Anyway... will spend time later to talk to God about it and hopefully I won't think so much then...

Thursday, June 02, 2005

Interesting point

Interesting points made by Dr Henry Cloud in his book Changes that Heal. You can find this in the chapter, "What is the problem?"

"The world around us is good and bad. The people around us are good and bad. We are good and bad. Our natural tendency is to try and resolve the problem of good and evil by keeping the good and the bad separated... This creates a split in our experience of ourselves, others, and the world around us - a split that is not based on reality and cannot stand the test of time and real life...

It was not always this way. There was a time on planet Earth when everythinh was all good. God had painted a picture on the canvas of reality, and the reality of his picture wa perfection. The creation, including humans, was without blemish. We were without sin...

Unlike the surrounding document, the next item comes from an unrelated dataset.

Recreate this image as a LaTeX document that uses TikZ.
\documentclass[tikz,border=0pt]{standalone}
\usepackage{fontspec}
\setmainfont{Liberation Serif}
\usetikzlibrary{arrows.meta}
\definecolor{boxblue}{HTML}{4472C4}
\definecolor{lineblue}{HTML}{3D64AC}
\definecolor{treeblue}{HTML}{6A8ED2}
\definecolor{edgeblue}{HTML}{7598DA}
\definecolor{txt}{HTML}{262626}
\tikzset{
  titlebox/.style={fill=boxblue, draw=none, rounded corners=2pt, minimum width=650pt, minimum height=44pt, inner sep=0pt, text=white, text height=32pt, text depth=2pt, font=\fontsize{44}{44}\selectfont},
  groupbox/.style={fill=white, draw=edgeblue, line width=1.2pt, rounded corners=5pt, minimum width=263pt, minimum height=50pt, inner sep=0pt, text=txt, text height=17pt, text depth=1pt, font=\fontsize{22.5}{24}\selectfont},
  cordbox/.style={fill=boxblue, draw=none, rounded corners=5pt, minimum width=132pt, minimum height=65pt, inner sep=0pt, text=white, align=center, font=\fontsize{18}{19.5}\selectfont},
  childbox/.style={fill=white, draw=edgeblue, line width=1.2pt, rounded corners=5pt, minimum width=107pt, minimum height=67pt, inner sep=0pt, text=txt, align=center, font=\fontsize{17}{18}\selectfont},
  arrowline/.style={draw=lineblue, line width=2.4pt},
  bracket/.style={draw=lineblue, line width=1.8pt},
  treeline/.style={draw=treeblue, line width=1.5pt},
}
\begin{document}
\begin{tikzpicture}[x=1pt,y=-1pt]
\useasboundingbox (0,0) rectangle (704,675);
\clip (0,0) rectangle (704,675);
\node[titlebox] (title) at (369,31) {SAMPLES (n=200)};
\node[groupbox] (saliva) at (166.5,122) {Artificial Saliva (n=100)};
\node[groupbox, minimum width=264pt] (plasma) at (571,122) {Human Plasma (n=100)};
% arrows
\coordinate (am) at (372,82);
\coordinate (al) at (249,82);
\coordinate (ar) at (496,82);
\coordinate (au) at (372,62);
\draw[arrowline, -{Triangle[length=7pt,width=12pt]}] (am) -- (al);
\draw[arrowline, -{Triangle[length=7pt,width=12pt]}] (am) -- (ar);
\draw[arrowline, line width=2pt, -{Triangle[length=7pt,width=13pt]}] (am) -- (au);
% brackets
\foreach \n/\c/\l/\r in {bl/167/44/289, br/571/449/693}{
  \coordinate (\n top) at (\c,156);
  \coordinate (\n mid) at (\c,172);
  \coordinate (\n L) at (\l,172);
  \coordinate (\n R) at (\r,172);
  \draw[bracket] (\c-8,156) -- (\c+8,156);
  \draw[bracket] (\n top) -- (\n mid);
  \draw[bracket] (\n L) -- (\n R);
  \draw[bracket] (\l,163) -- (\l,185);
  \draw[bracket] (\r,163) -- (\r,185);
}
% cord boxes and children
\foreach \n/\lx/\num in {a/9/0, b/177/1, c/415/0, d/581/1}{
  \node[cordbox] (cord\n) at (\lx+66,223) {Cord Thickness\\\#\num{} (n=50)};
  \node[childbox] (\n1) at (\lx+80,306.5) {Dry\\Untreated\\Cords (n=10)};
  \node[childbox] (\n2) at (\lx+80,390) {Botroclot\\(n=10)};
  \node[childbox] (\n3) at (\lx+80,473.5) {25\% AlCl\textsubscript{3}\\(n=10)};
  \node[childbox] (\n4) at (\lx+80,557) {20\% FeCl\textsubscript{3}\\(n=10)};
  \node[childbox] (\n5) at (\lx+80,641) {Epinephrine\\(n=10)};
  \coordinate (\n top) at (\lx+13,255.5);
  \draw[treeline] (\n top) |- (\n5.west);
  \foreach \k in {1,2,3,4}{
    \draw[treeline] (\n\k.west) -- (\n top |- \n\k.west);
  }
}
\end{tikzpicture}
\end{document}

We were not made to deal with the effect of the Fall... We were not prepared to be imperfect. We don't have enough grace inside to anesthetize us against the pain of our own badness. It is horrible ebough to feel sin; but the guilt of the sin is even worse...

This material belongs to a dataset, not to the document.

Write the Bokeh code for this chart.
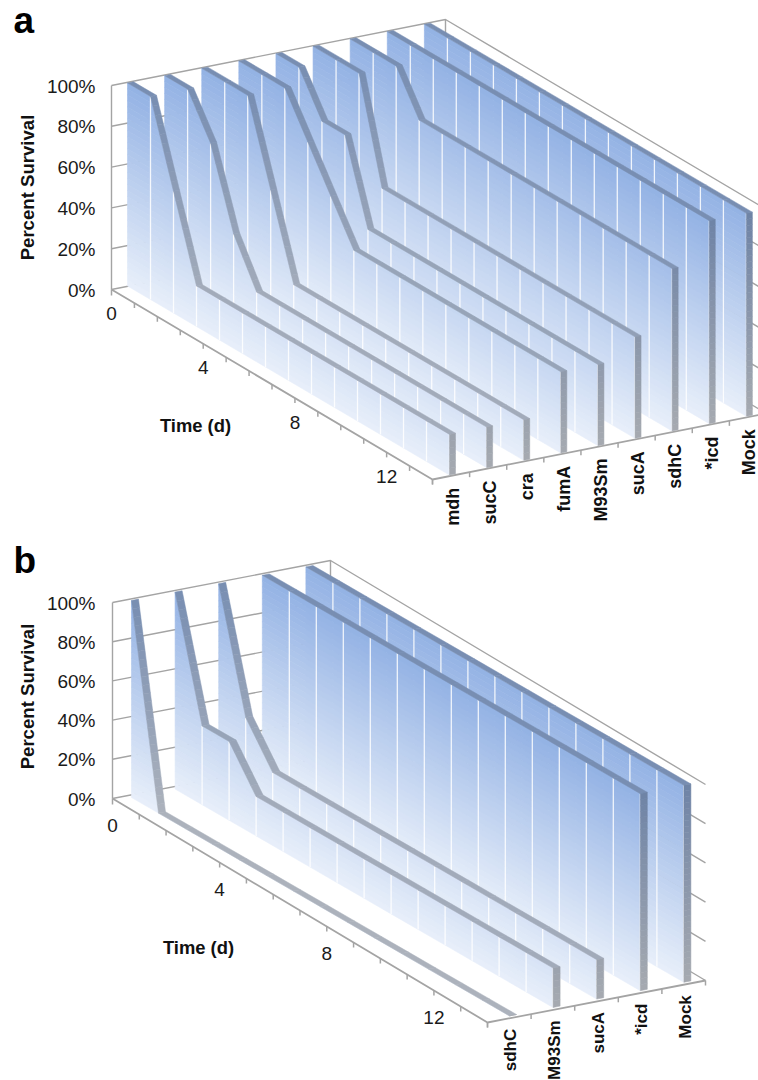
from bokeh.plotting import figure
from bokeh.layouts import column
from bokeh.models import Range1d
from bokeh.core.properties import value
from bokeh.embed import file_html
from bokeh.resources import INLINE

# ---------------- data (percent survival at day 0..14) ----------------
a_names = ["mdh", "sucC", "cra", "fumA", "M93Sm", "sucA", "sdhC", "*icd", "Mock"]
a_mdh = [100, 100, 60, 20, 20, 20, 20, 20, 20, 20, 20, 20, 20, 20, 20]
a_sucC = [100, 100, 80, 42, 20, 20, 20, 20, 20, 20, 20, 20, 20, 20, 20]
a_cra = [100, 100, 100, 60, 20, 20, 20, 20, 20, 20, 20, 20, 20, 20, 20]
a_fumA = [100, 100, 100, 80, 60, 40, 40, 40, 40, 40, 40, 40, 40, 40, 40]
a_M93Sm = [100, 100, 80, 80, 40, 40, 40, 40, 40, 40, 40, 40, 40, 40, 40]
a_sucA = [100, 100, 100, 50, 50, 50, 50, 50, 50, 50, 50, 50, 50, 50, 50]
a_sdhC = [100, 100, 100, 80, 80, 80, 80, 80, 80, 80, 80, 80, 80, 80, 80]
a_icd = [100] * 15
a_Mock = [100] * 15

b_names = ["sdhC", "M93Sm", "sucA", "*icd", "Mock"]
b_sdhC = [100, 0, 0, 0, 0, 0, 0, 0, 0, 0, 0, 0, 0, 0, 0]
b_M93Sm = [100, 40, 40, 20, 20, 20, 20, 20, 20, 20, 20, 20, 20, 20, 20]
b_sucA = [100, 40, 20, 20, 20, 20, 20, 20, 20, 20, 20, 20, 20, 20, 20]
b_icd = [100] * 15
b_Mock = [100] * 15

y_ticks = [0, 20, 40, 60, 80, 100]
t_ticks = [0, 4, 8, 12]
FONT = "Liberation Sans"
AXIS = "#a4a4a4"
W = 758


def lerp(c0, c1, f):
    return "#%02x%02x%02x" % tuple(round(a + (b - a) * f) for a, b in zip(c0, c1))


WALL0, WALL1 = (232, 239, 250), (147, 178, 228)
STRIP0, STRIP1 = (172, 178, 188), (120, 142, 178)
COL0, COL1 = (166, 170, 176), (110, 131, 166)


def clip(poly, level, keep_above):
    out = []
    for i, (t0, v0) in enumerate(poly):
        t1, v1 = poly[(i + 1) % len(poly)]
        in0 = v0 >= level if keep_above else v0 <= level
        in1 = v1 >= level if keep_above else v1 <= level
        if in0:
            out.append((t0, v0))
        if in0 != in1:
            f = (level - v0) / (v1 - v0)
            out.append((t0 + (t1 - t0) * f, level))
    return out


def panel(y0, y1, cfg, names, series, letter):
    p = figure(width=W, height=y1 - y0, x_range=Range1d(0, W), y_range=Range1d(y1, y0),
               output_backend="svg", toolbar_location=None, min_border=0,
               x_axis_location=None, y_axis_location=None, outline_line_color=None,
               background_fill_color="white", border_fill_color="white")
    p.grid.visible = False
    n = len(names)
    ox, oy, h = cfg["ox"], cfg["oy"], cfg["h"]
    cx, cy = cfg["cat"]
    tx, ty = cfg["time"]
    sx, sy = cx / n, cy / n
    ux, uy = tx / 14, ty / 14

    # back planes: gridlines on the day-0 wall and on the far side wall
    gx, gy = [], []
    for v in y_ticks:
        yy = oy - h * v / 100
        gx.append([ox, ox + cx, ox + cx + tx])
        gy.append([yy, yy + cy, yy + cy + ty])
    gx.append([ox, ox])
    gy.append([oy, oy - h])
    gx.append([ox + cx, ox + cx])
    gy.append([oy + cy, oy + cy - h])
    p.multi_line(gx, gy, line_color=AXIS, line_width=1.4)

    # axes on the floor
    p.line([ox, ox + tx, ox + tx + cx], [oy, oy + ty, oy + ty + cy], line_color=AXIS, line_width=1.8)
    kx, ky = [[ox, ox]], [[oy, oy + 6]]
    for i in range(1, 15):
        kx.append([ox + ux * i] * 2)
        ky.append([oy + uy * i, oy + uy * i + 5])
    for i in range(0, n + 1):
        kx.append([ox + tx + sx * i] * 2)
        ky.append([oy + ty + sy * i, oy + ty + sy * i + 5])
    p.multi_line(kx, ky, line_color=AXIS, line_width=1.5)

    # walls, painted from the back to the front
    wx0, wy0, wh = cfg["wx"], cfg["wy"], cfg["wh"]
    dx, dy = cfg["wt"]
    ex, ey = cfg["depth"]
    for s in reversed(range(n)):
        vals = series[s]
        bx = wx0 + sx * s
        by = wy0 + sy * s
        P = lambda t, v: (bx + dx * t, by + dy * t - wh * v / 100)
        xs, ys, cols = [], [], []
        bands = 34
        for t in range(14):
            quad = [(t, 0), (t + 1, 0), (t + 1, vals[t + 1]), (t, vals[t])]
            for j in range(bands):
                lo, hi = 100 * j / bands, 100 * (j + 1) / bands
                poly = clip(clip(quad, lo, True), hi, False)
                if len(poly) < 3:
                    continue
                pts = [P(*q) for q in poly]
                xs.append([q[0] for q in pts])
                ys.append([q[1] for q in pts])
                cols.append(lerp(WALL0, WALL1, (lo + hi) / 200))
        p.patches(xs, ys, fill_color=cols, line_color=cols, line_width=0.6)

        dvx, dvy = [], []
        for t in range(1, 15):
            if vals[t] > 0:
                a, b = P(t, 0), P(t, vals[t])
                dvx.append([a[0], b[0]])
                dvy.append([a[1], b[1]])
        if dvx:
            p.multi_line(dvx, dvy, line_color="white", line_width=1.3, line_alpha=0.85)

        xs, ys, cols = [], [], []
        for t in range(14):
            a, b = vals[t], vals[t + 1]
            m = max(1, int(abs(a - b) / 4))
            for k in range(m):
                ta, tb = t + k / m, t + (k + 1) / m
                va, vb = a + (b - a) * k / m, a + (b - a) * (k + 1) / m
                q0, q1 = P(ta, va), P(tb, vb)
                xs.append([q0[0], q1[0], q1[0] + ex, q0[0] + ex])
                ys.append([q0[1], q1[1], q1[1] + ey, q0[1] + ey])
                cols.append(lerp(STRIP0, STRIP1, (va + vb) / 200))
        last = vals[14]
        m = max(1, int(last / 3))
        for k in range(m):
            va, vb = last * k / m, last * (k + 1) / m
            q0, q1 = P(14, va), P(14, vb)
            xs.append([q0[0], q1[0], q1[0] + ex, q0[0] + ex])
            ys.append([q0[1], q1[1], q1[1] + ey, q0[1] + ey])
            cols.append(lerp(COL0, COL1, (va + vb) / 200))
        p.patches(xs, ys, fill_color=cols, line_color=cols, line_width=0.5)

    # texts
    txt = dict(text_font=value(FONT), text_color="#1a1a1a")
    p.text([cfg["ylab_x"]] * 6, [oy - h * v / 100 + 0.5 for v in y_ticks], [f"{v}%" for v in y_ticks],
           text_align="right", text_baseline="middle", text_font_size="19px", **txt)
    lx, ly = cfg["t_lab"]
    p.text([ox + ux * v + lx for v in t_ticks], [oy + uy * v + ly for v in t_ticks],
           [str(v) for v in t_ticks], text_align="center", text_baseline="middle", text_font_size="19px", **txt)
    bold = dict(text_font=value(FONT), text_font_style="bold", text_color="#111111")
    p.text([cfg["ytitle"][0]], [cfg["ytitle"][1]], ["Percent Survival"], angle=1.5708,
           text_align="center", text_baseline="middle", text_font_size="18.6px", **bold)
    p.text([cfg["ttitle"][0]], [cfg["ttitle"][1]], ["Time (d)"],
           text_align="center", text_baseline="middle", text_font_size="18.4px", **bold)
    p.text([ox + tx + sx * (i + 0.5) + cfg["c_lab"][0] for i in range(n)],
           [oy + ty + sy * (i + 0.5) + cfg["c_lab"][1] for i in range(n)], names, angle=1.5708,
           text_align="right", text_baseline="middle", text_font_size=cfg["c_size"], **bold)
    p.text([13], [cfg["letter_y"]], [letter], text_align="left", text_baseline="alphabetic",
           text_font_size="37px", text_font=value(FONT), text_font_style="bold", text_color="black")
    return p


cfg_a = dict(ox=111, oy=289, h=204, cat=(334, -66), time=(321, 190), wx=127, wy=285.5, wh=203,
             wt=(23.0, 13.5), depth=(6, -1.2), ylab_x=95, t_lab=(0, 24),
             ytitle=(27, 187), ttitle=(195, 425), c_lab=(1.5, 12), c_size="18px", letter_y=20)
cfg_b = dict(ox=112, oy=798, h=196, cat=(218, -42), time=(375, 224), wx=131, wy=797, wh=197,
             wt=(27.0, 15.6), depth=(7, -1.4), ylab_x=95, t_lab=(0, 27),
             ytitle=(27, 696), ttitle=(198, 947), c_lab=(1.5, 10.5), c_size="17px", letter_y=560)

p_a = panel(0, 540, cfg_a, a_names, [a_mdh, a_sucC, a_cra, a_fumA, a_M93Sm, a_sucA, a_sdhC, a_icd, a_Mock], "a")
p_b = panel(540, 1080, cfg_b, b_names, [b_sdhC, b_M93Sm, b_sucA, b_icd, b_Mock], "b")

page = column(p_a, p_b, spacing=0)
open("out.html", "w").write(file_html(page, INLINE))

Deep down inside, we all realize the difference between our ideal self, the imagined perfection, and our real self, the one that truly is.

Acceptance of good and bad is the biblical alternative. It is called grace and truth... We accept anad forgive the bad, while clinging to the ideal as an unrealized goal that we strive for in an atmosphere of full acceptance. We stand in grace. This strategy does not split the good and the bad, nor does it get angry and condemning, but it grasps onto both the good and the bad at the same time.

If we are hurting someone, God, or ourselves, this sin will grieve us if we do not focus on our guilt. That grief, called godly sorrow. will move us not to punish ourselves, or anyone else but to take care of the one being hurt. This is the essence of a love-based marality."